The MXR® Smart Gate® Noise Gate is equipped with three selectable types of noise reduction, covering just about every noisy signal situation you’re likely to face.
It bites down on sizzle and hum but lets the smallest detail of your playing through, sensing precisely when and how fast to engage without getting in your way. It lets you can wring every last bit of sustain out of chords without being cut off, reacting gradually to long, sustained notes and quickly to short, syncopated notes while preserving picking dynamics and harmonic overtones.
Maybe this one is too obvious, but hey—it’s good to be thorough. Why worry about a bunch of batteries when you can power all of your pedals with a single source?
The MXR® Iso-Brick™ Power Supply is just such a source, and a very convenient one at that: its compact and lightweight, making it vert pedalboard-friendly, with 10 fully isolated outputs that accommodate a variety of voltage and current requirements: two 9V outputs at 100mA, two 9V outputs at 300mA, two 9V outputs at 450mA, two 18V outputs at 250mA, and two variable outputs adjustable from 6V to 15V at 250mA. The two variable outputs can be used to emulate voltage “sag,” a drained battery effect sought by many vintage tonechasers.
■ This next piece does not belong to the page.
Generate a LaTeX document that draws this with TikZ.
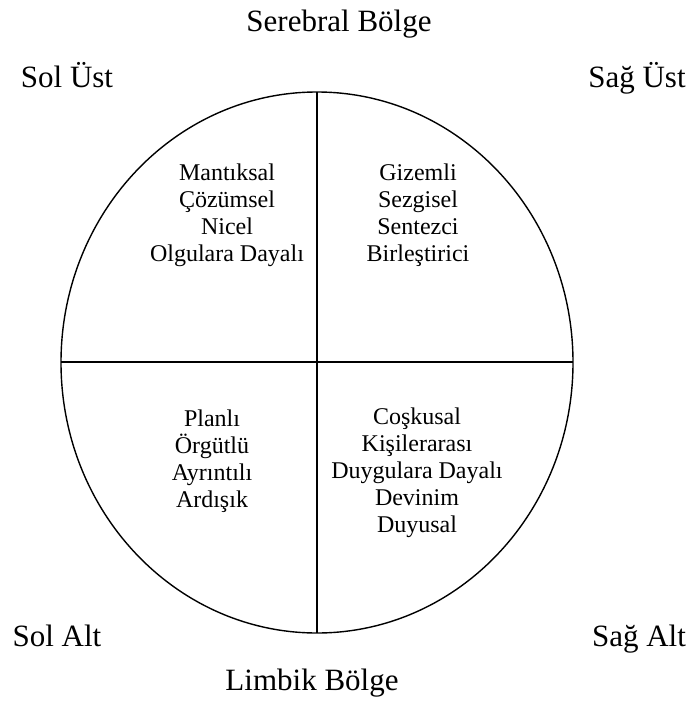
\documentclass[tikz,border=0pt]{standalone}
\usepackage{fontspec}
\setmainfont{Liberation Serif}
\begin{document}
\begin{tikzpicture}[x=1pt,y=-1pt,
  outline/.style={line width=1.4pt, draw=black},
  outer/.style={inner sep=0pt, anchor=base, font=\fontsize{31}{33}\selectfont},
  inner/.style={inner sep=0pt, anchor=center, align=center, font=\fontsize{24}{27}\selectfont}]
\useasboundingbox (0,0) rectangle (692,701);
\coordinate (c) at (317,362.5);
\coordinate (top) at (317,92);
\coordinate (bot) at (317,633);
\coordinate (lft) at (61,362);
\coordinate (rgt) at (573,362);
\draw[outline] (c) ellipse [x radius=256, y radius=270.5];
\draw[outline] (top) -- (bot);
\draw[outline] (lft) -- (rgt);
\node[outer] (serebral) at (339,32) {Serebral Bölge};
\node[outer] (limbik) at (312,690) {Limbik Bölge};
\node[outer] (solust) at (67,88) {Sol Üst};
\node[outer] (sagust) at (637,88) {Sağ Üst};
\node[outer] (solalt) at (57,646) {Sol Alt};
\node[outer] (sagalt) at (639,646) {Sağ Alt};
\node[inner] (tl) at (227,215) {Mantıksal\\Çözümsel\\Nicel\\Olgulara Dayalı};
\node[inner] (tr) at (418,215) {Gizemli\\Sezgisel\\Sentezci\\Birleştirici};
\node[inner] (bl) at (212,461) {Planlı\\Örgütlü\\Ayrıntılı\\Ardışık};
\node[inner] (br) at (417,473) {Coşkusal\\Kişilerarası\\Duygulara Dayalı\\Devinim\\Duyusal};
\end{tikzpicture}
\end{document}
The Iso-Brick Power Supply also features power on/off and connection status LEDs so that you can quickly troubleshoot any pedal or connection issues.
For a simpler power solution, the DC Brick™ Power Supply is also a great choice. With eight 9V outputs and two 18V outputs, it will power just about any analog pedal, and each 9v output has a red LED that illuminates if there is a short.
Obviously, if you used all these pedals at once, you could take up an entire world-tour sized pedalboard. You still need room for your Fuzz Face® Distortions, Carbon Copy® Delays, and Cry Baby® Wahs, so use this list to address your particular needs as a gigging musician. Which of these pedals might make your life easier when you step onto the stage?